Foreign Subsidies Regulation
Be prepared for the new EU Foreign Subsidies Regulation ("FSR") which will introduce another layer of regulatory oversight for businesses operating in the EU
What is Foreign Subsidies Regulation (FSR)?
What is Foreign Subsidies Regulation (FSR)?
The FSR grants the European Commission powers to address distortive effects of non-EU subsidies on the EU market. The key aim is to ensure a level playing field by considering the impact that such foreign subsidies may have on competition in the EU. To achieve this, the FSR introduces three tools:
- M&A: A mandatory notification for deals where the EU turnover of the target (for acquisitions), the joint venture or one of the merging parties (for mergers) is €500m or more and the companies involved have received at least €50m in combined financial contributions from non-EU countries.
- Public procurement: A mandatory notification for tenders where the estimated contract value is €250m or more and the bid involves financial contributions of at least €4m per non-EU country.

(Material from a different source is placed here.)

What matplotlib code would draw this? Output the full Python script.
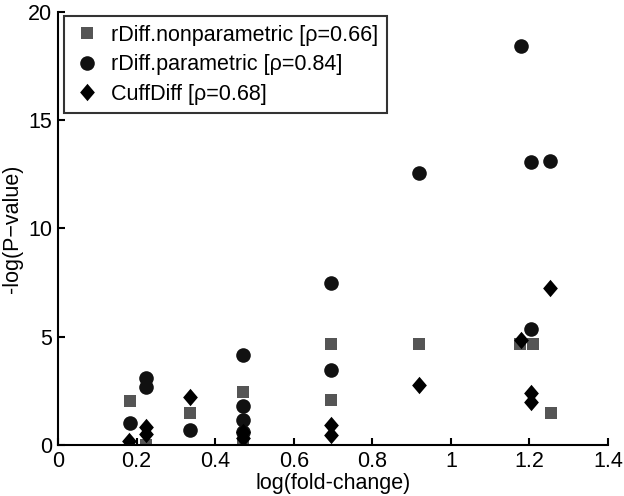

- A catch-all tool: A general power for the Commission to investigate all other market situations (including M&A and public tenders falling below the thresholds) where there may have been foreign subsidies from non-EU countries.
Companies and businesses with operations outside the EU need to understand the extent of “financial contributions” they have received from non-EU countries, and whether these could amount to a “subsidy”.
This will be critical to determine:
- whether a notification will be required;
- whether those filings will be of a technical nature (if no element of subsidy is involved) or will require an assessment of the impact of the subsidy on the EU internal market.
This could lead to delayed deal timetables, additional red tape and reduced deal certainty. The FSR is also likely to affect the attractiveness of certain bidders.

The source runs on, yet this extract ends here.